Der Strafbestand der Langeweile
wird ja in den westlichen Gesellschaften hart geahndet, denn
das Volk giert nach Unterhaltung. In den USA hat man das erkannt,
wie der Parteitag der Demokraten zeigte. In Deutschland verachtet
man derlei Oberflächigkeit. Politik spielt sich in Hinterzimmern
oder Bierzelten ab. Berufspolitiker zeichnen sich durch eine
gewisse Erdenschwere aus, die am späten Abend in einem von Bier
und Detailmühsal genährten Dämmerzustand übergeht. Doch jetzt
wird alles anders. Unserer Redaktion wurde unlängst ein geheimer
Leitfaden zur Politik-Inszenierung zugespielt.
Die
Experten empfehlen, den sakralen Charakter der Politik erfahrbar
zu machen. Für politische Grossereignisse gilt folgender Ablauf:
Um 16:30 steht die Hauptperson vor dem Spiegel im Hotel und
übt einige der Gesichtszüge, die sie nachher benutzen wird.
17:30 Uhr: Die Hauptperson kontrolliert Frisur / Krawatte (siehe
Bild) und unterhält sich ein wenig mit ihrem Teleprompter.

20:30:
Die Hauptperson marschiert ein.
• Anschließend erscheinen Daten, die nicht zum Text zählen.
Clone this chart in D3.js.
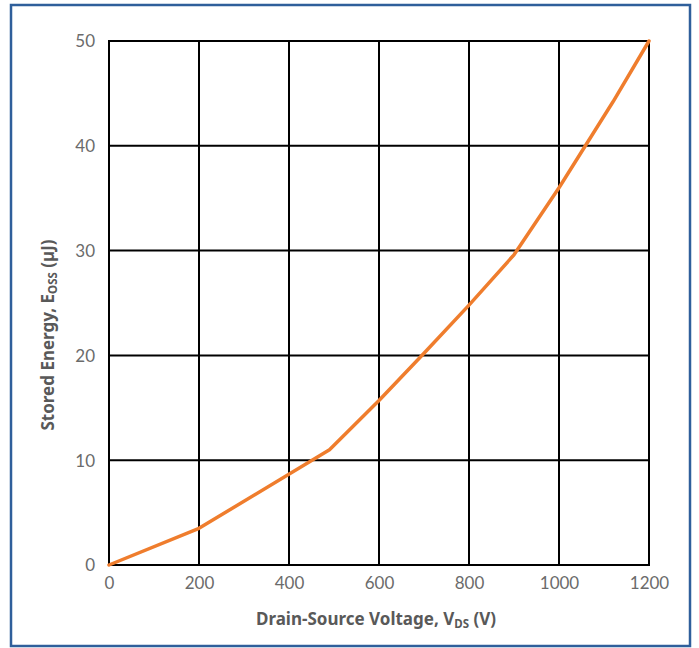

Die durch die Halle dröhnende
Musik hat ein Computer aus Verdi, Wagner und diversen Nationalhymnen
zusammendigitalisiert. Es folgt ein breit angelegtes Händeschütteln
(dafür sidn muskulöse Statisten mit Migrationshintergrund herbeigeschafft
worden) und eine Rede, die von Computern entworfen und mit Schlüsselwörtern
wie Familie, Anstand, Sparen, Arbeit, Zukunft durchwirkt ist.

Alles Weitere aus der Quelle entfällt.